Medieval history lecture sheds light on handwritten manuscripts
UT students and faculty members alike listened came Thursday night to the Lindsay Young Auditorium as Catherine Brown delivered the 10th Annual Riggsby Lecture on Medieval Mediterranean History and Culture. The annual lecture is funded by UT’s former College of Arts and Sciences dean Stuart Riggsby and coordinated by UT’s Marco Institute for Medieval and Renaissance Studies.
“I am a literary person, and we like stories,” Brown, the Associate Professor of Romance Languages and Comparative Literature at the University of Michigan, said. “We tend to think stories are just as meaning rich as facts.”
Brown’s lecture, entitled “Translations of Manuscript in the Early Medieval Mediterranean,” described the significance of the handwritten illuminated manuscripts of the 10th and 11th centuries in the Mediterranean areas of Medieval Europe. These well-renown writings and drawings were written by monks and other religious figures during a time when literary works were transcribed and copied by hand. Researchers like Brown locate and study these medieval manuscripts that feature both colorful drawings of religious imagery and specific religious passages or texts.
The process of creating an illuminated manuscript required an incredible amount of time and money, revealing the patience and dedication of the artists and authors that produced them. Most of the documents were bound in gold or silver, usually at the request of a wealthy citizen that provided the necessary funds needed to make such an exquisite piece of artistic literature.
The manuscripts display a variety of styles that coincide with the different groups that inhabited the Mediterranean at the time, as Brown describes, “We study the physicality of individual manuscripts, and this transaction leads to insights into the various cultures that produce them.”
Muslims occupied parts of Western Europe during this time, so many of the illuminated manuscripts produced by Christian monks display a strong Islamic influence in regards to artistic patterns and designs.

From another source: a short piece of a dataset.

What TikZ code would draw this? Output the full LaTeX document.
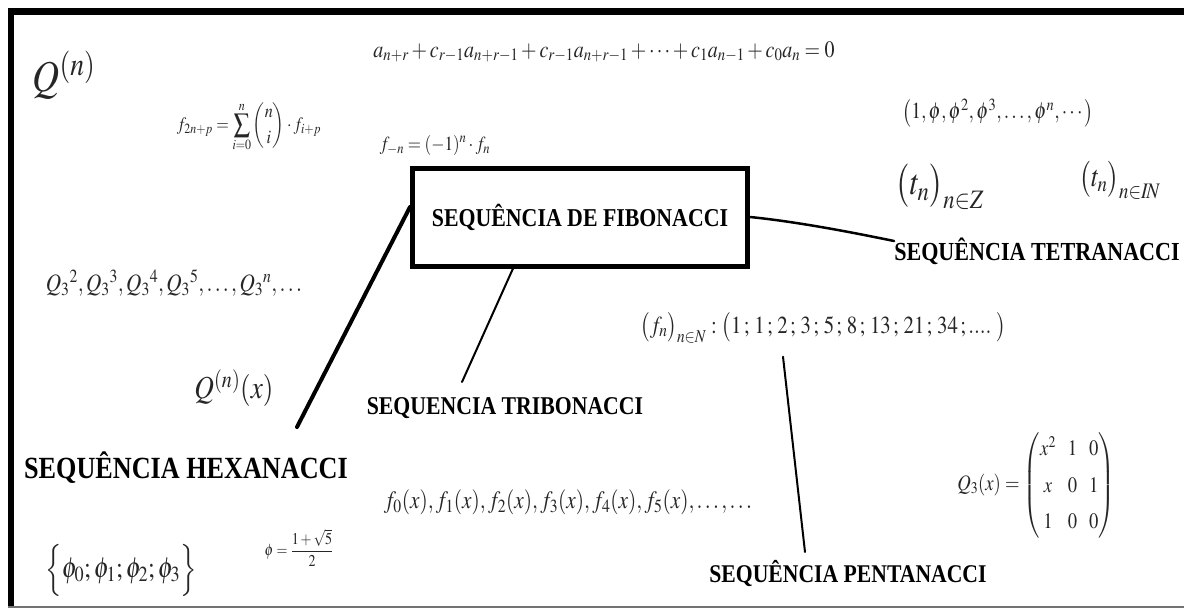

Brown went on to describe the large technological gap that exists between the medieval time period and present day. She explained how one would even go about obtaining a book back then, in rather frank terms, “Either it had to come to you, or you had to go to it.” Copies of a particular book were extremely limited, so a person would have to either travel to the book or pay to have the book copied and sent to them.